● **Source material**:
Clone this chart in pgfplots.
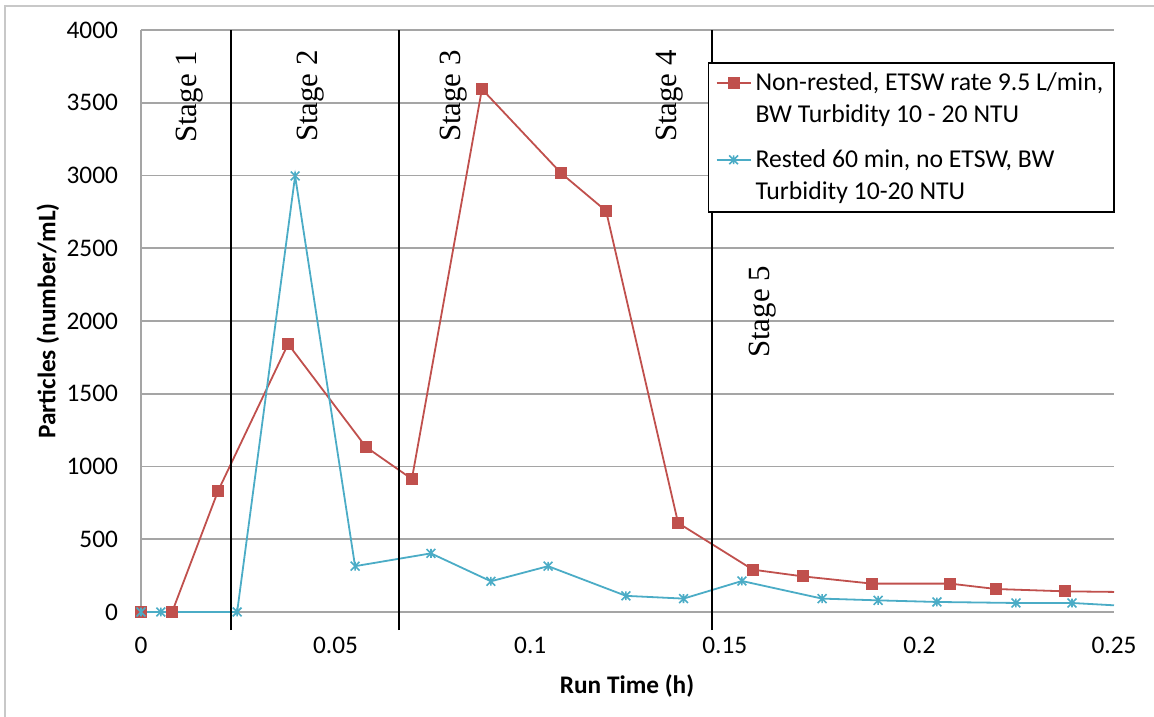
\documentclass[border=0pt]{standalone}
\usepackage{pgfplots}
\pgfplotsset{compat=1.18}
\usepackage{fontspec}
\setmainfont{Carlito}
\newfontfamily\stagefont{Liberation Serif}
\definecolor{exred}{RGB}{192,80,77}
\definecolor{exblue}{RGB}{75,172,198}
\definecolor{gridgray}{RGB}{165,165,165}
\definecolor{framegray}{RGB}{200,200,200}
\pgfdeclareplotmark{xstar}{%
  \pgfpathmoveto{\pgfqpoint{-\pgfplotmarksize}{-\pgfplotmarksize}}%
  \pgfpathlineto{\pgfqpoint{\pgfplotmarksize}{\pgfplotmarksize}}%
  \pgfpathmoveto{\pgfqpoint{-\pgfplotmarksize}{\pgfplotmarksize}}%
  \pgfpathlineto{\pgfqpoint{\pgfplotmarksize}{-\pgfplotmarksize}}%
  \pgfpathmoveto{\pgfqpoint{0pt}{-\pgfplotmarksize}}%
  \pgfpathlineto{\pgfqpoint{0pt}{\pgfplotmarksize}}%
  \pgfusepathqstroke}
\begin{document}
\begin{tikzpicture}
\path[use as bounding box] (-70.5bp,-52.5bp) rectangle (506.5bp,306bp);
\draw[framegray, line width=0.75bp] (-68bp,-53bp) -- (-68bp,303bp) -- (507bp,303bp);
\begin{axis}[
  at={(0,0)}, anchor=south west,
  scale only axis, width=486.5bp, height=291bp,
  xmin=0, xmax=0.25, ymin=0, ymax=4000,
  clip=false,
  axis x line*=bottom,
  x axis line style={draw=none},
  axis y line*=left,
  y axis line style={gridgray, line width=0.9bp, -},
  ymajorgrids, grid style={gridgray, line width=0.9bp},
  major tick length=0pt,
  xtick={0,0.05,0.1,0.15,0.2,0.25},
  xticklabels={0,0.05,0.1,0.15,0.2,0.25},
  ytick={0,500,1000,1500,2000,2500,3000,3500,4000},
  yticklabels={0,500,1000,1500,2000,2500,3000,3500,4000},
  ticklabel style={font=\fontsize{12.7}{15}\selectfont},
  yticklabel style={xshift=-8bp},
  xticklabel style={yshift=-8.8bp},
  xlabel={\bfseries Run Time (h)},
  ylabel={\bfseries Particles (number/mL)},
  label style={font=\fontsize{12.7}{15}\selectfont},
  xlabel style={at={(axis description cs:0.4995,-0.127)}, anchor=center},
  ylabel style={at={(axis description cs:-0.0956,0.5)}, anchor=center},
  legend style={at={(axis description cs:0.5827,0.945)}, anchor=north west,
    draw=black, line width=0.75bp, font=\fontsize{12.9}{16}\selectfont,
    cells={align=left, anchor=west}, row sep=8bp, inner xsep=3.5bp, inner ysep=3bp},
  legend image post style={yshift=8bp},
  legend cell align=left,
]
\addplot[exred, line width=0.9bp, mark=square*, mark size=2.6bp, mark options={solid}] coordinates {
(0,0) (0.008,0) (0.0198,832) (0.0378,1842) (0.0578,1134) (0.0696,914)
(0.0876,3594) (0.1079,3017) (0.1195,2756) (0.138,612) (0.1572,291)
(0.170,245) (0.1878,195) (0.2079,195) (0.2197,158) (0.2374,142)};
\addlegendentry{Non-rested, ETSW rate 9.5 L/min,\\BW Turbidity 10 - 20 NTU}
\addplot[exblue, line width=0.9bp, mark=xstar, mark size=2.2bp, mark options={solid, line width=0.8bp}] coordinates {
(0,0) (0.0051,0) (0.0247,0) (0.0396,2997) (0.055,315) (0.0745,403)
(0.0899,211) (0.1046,315) (0.1246,111) (0.1394,92) (0.1544,213)
(0.175,92) (0.1894,80) (0.2045,69) (0.2248,62) (0.2392,62)};
\addlegendentry{Rested 60 min, no ETSW, BW\\Turbidity 10-20 NTU}
\addplot[exred, line width=0.9bp, no marks, forget plot] coordinates {(0.2374,142) (0.25,138)};
\addplot[exblue, line width=0.9bp, no marks, forget plot] coordinates {(0.2392,62) (0.25,46)};
\addplot[black, line width=1bp, no marks, forget plot] coordinates {(0.0231,-124) (0.0231,4000)};
\addplot[black, line width=1bp, no marks, forget plot] coordinates {(0.0663,-124) (0.0663,4000)};
\addplot[black, line width=1bp, no marks, forget plot] coordinates {(0.1467,-124) (0.1467,4000)};
\node[rotate=90, font=\stagefont\fontsize{15.5}{18}\selectfont] at (axis cs:0.0126,3540) {Stage 1};
\node[rotate=90, font=\stagefont\fontsize{15.5}{18}\selectfont] at (axis cs:0.0437,3546) {Stage 2};
\node[rotate=90, font=\stagefont\fontsize{15.5}{18}\selectfont] at (axis cs:0.0804,3546) {Stage 3};
\node[rotate=90, font=\stagefont\fontsize{15.5}{18}\selectfont] at (axis cs:0.1357,3546) {Stage 4};
\node[rotate=90, font=\stagefont\fontsize{15.5}{18}\selectfont] at (axis cs:0.1598,2062) {Stage 5};
\end{axis}
\end{tikzpicture}
\end{document}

● **Stated problem**:
Copy out each line word for word, please, skipping the images.

● **Written solution**:
Clone this chart in pgfplots.
\documentclass[border=0pt]{standalone}
\usepackage{pgfplots}
\pgfplotsset{compat=1.18}
\usepackage{fontspec}
\setmainfont{Carlito}
\newfontfamily\stagefont{Liberation Serif}
\definecolor{exred}{RGB}{192,80,77}
\definecolor{exblue}{RGB}{75,172,198}
\definecolor{gridgray}{RGB}{165,165,165}
\definecolor{framegray}{RGB}{200,200,200}
\pgfdeclareplotmark{xstar}{%
  \pgfpathmoveto{\pgfqpoint{-\pgfplotmarksize}{-\pgfplotmarksize}}%
  \pgfpathlineto{\pgfqpoint{\pgfplotmarksize}{\pgfplotmarksize}}%
  \pgfpathmoveto{\pgfqpoint{-\pgfplotmarksize}{\pgfplotmarksize}}%
  \pgfpathlineto{\pgfqpoint{\pgfplotmarksize}{-\pgfplotmarksize}}%
  \pgfpathmoveto{\pgfqpoint{0pt}{-\pgfplotmarksize}}%
  \pgfpathlineto{\pgfqpoint{0pt}{\pgfplotmarksize}}%
  \pgfusepathqstroke}
\begin{document}
\begin{tikzpicture}
\path[use as bounding box] (-70.5bp,-52.5bp) rectangle (506.5bp,306bp);
\draw[framegray, line width=0.75bp] (-68bp,-53bp) -- (-68bp,303bp) -- (507bp,303bp);
\begin{axis}[
  at={(0,0)}, anchor=south west,
  scale only axis, width=486.5bp, height=291bp,
  xmin=0, xmax=0.25, ymin=0, ymax=4000,
  clip=false,
  axis x line*=bottom,
  x axis line style={draw=none},
  axis y line*=left,
  y axis line style={gridgray, line width=0.9bp, -},
  ymajorgrids, grid style={gridgray, line width=0.9bp},
  major tick length=0pt,
  xtick={0,0.05,0.1,0.15,0.2,0.25},
  xticklabels={0,0.05,0.1,0.15,0.2,0.25},
  ytick={0,500,1000,1500,2000,2500,3000,3500,4000},
  yticklabels={0,500,1000,1500,2000,2500,3000,3500,4000},
  ticklabel style={font=\fontsize{12.7}{15}\selectfont},
  yticklabel style={xshift=-8bp},
  xticklabel style={yshift=-8.8bp},
  xlabel={\bfseries Run Time (h)},
  ylabel={\bfseries Particles (number/mL)},
  label style={font=\fontsize{12.7}{15}\selectfont},
  xlabel style={at={(axis description cs:0.4995,-0.127)}, anchor=center},
  ylabel style={at={(axis description cs:-0.0956,0.5)}, anchor=center},
  legend style={at={(axis description cs:0.5827,0.945)}, anchor=north west,
    draw=black, line width=0.75bp, font=\fontsize{12.9}{16}\selectfont,
    cells={align=left, anchor=west}, row sep=8bp, inner xsep=3.5bp, inner ysep=3bp},
  legend image post style={yshift=8bp},
  legend cell align=left,
]
\addplot[exred, line width=0.9bp, mark=square*, mark size=2.6bp, mark options={solid}] coordinates {
(0,0) (0.008,0) (0.0198,832) (0.0378,1842) (0.0578,1134) (0.0696,914)
(0.0876,3594) (0.1079,3017) (0.1195,2756) (0.138,612) (0.1572,291)
(0.170,245) (0.1878,195) (0.2079,195) (0.2197,158) (0.2374,142)};
\addlegendentry{Non-rested, ETSW rate 9.5 L/min,\\BW Turbidity 10 - 20 NTU}
\addplot[exblue, line width=0.9bp, mark=xstar, mark size=2.2bp, mark options={solid, line width=0.8bp}] coordinates {
(0,0) (0.0051,0) (0.0247,0) (0.0396,2997) (0.055,315) (0.0745,403)
(0.0899,211) (0.1046,315) (0.1246,111) (0.1394,92) (0.1544,213)
(0.175,92) (0.1894,80) (0.2045,69) (0.2248,62) (0.2392,62)};
\addlegendentry{Rested 60 min, no ETSW, BW\\Turbidity 10-20 NTU}
\addplot[exred, line width=0.9bp, no marks, forget plot] coordinates {(0.2374,142) (0.25,138)};
\addplot[exblue, line width=0.9bp, no marks, forget plot] coordinates {(0.2392,62) (0.25,46)};
\addplot[black, line width=1bp, no marks, forget plot] coordinates {(0.0231,-124) (0.0231,4000)};
\addplot[black, line width=1bp, no marks, forget plot] coordinates {(0.0663,-124) (0.0663,4000)};
\addplot[black, line width=1bp, no marks, forget plot] coordinates {(0.1467,-124) (0.1467,4000)};
\node[rotate=90, font=\stagefont\fontsize{15.5}{18}\selectfont] at (axis cs:0.0126,3540) {Stage 1};
\node[rotate=90, font=\stagefont\fontsize{15.5}{18}\selectfont] at (axis cs:0.0437,3546) {Stage 2};
\node[rotate=90, font=\stagefont\fontsize{15.5}{18}\selectfont] at (axis cs:0.0804,3546) {Stage 3};
\node[rotate=90, font=\stagefont\fontsize{15.5}{18}\selectfont] at (axis cs:0.1357,3546) {Stage 4};
\node[rotate=90, font=\stagefont\fontsize{15.5}{18}\selectfont] at (axis cs:0.1598,2062) {Stage 5};
\end{axis}
\end{tikzpicture}
\end{document}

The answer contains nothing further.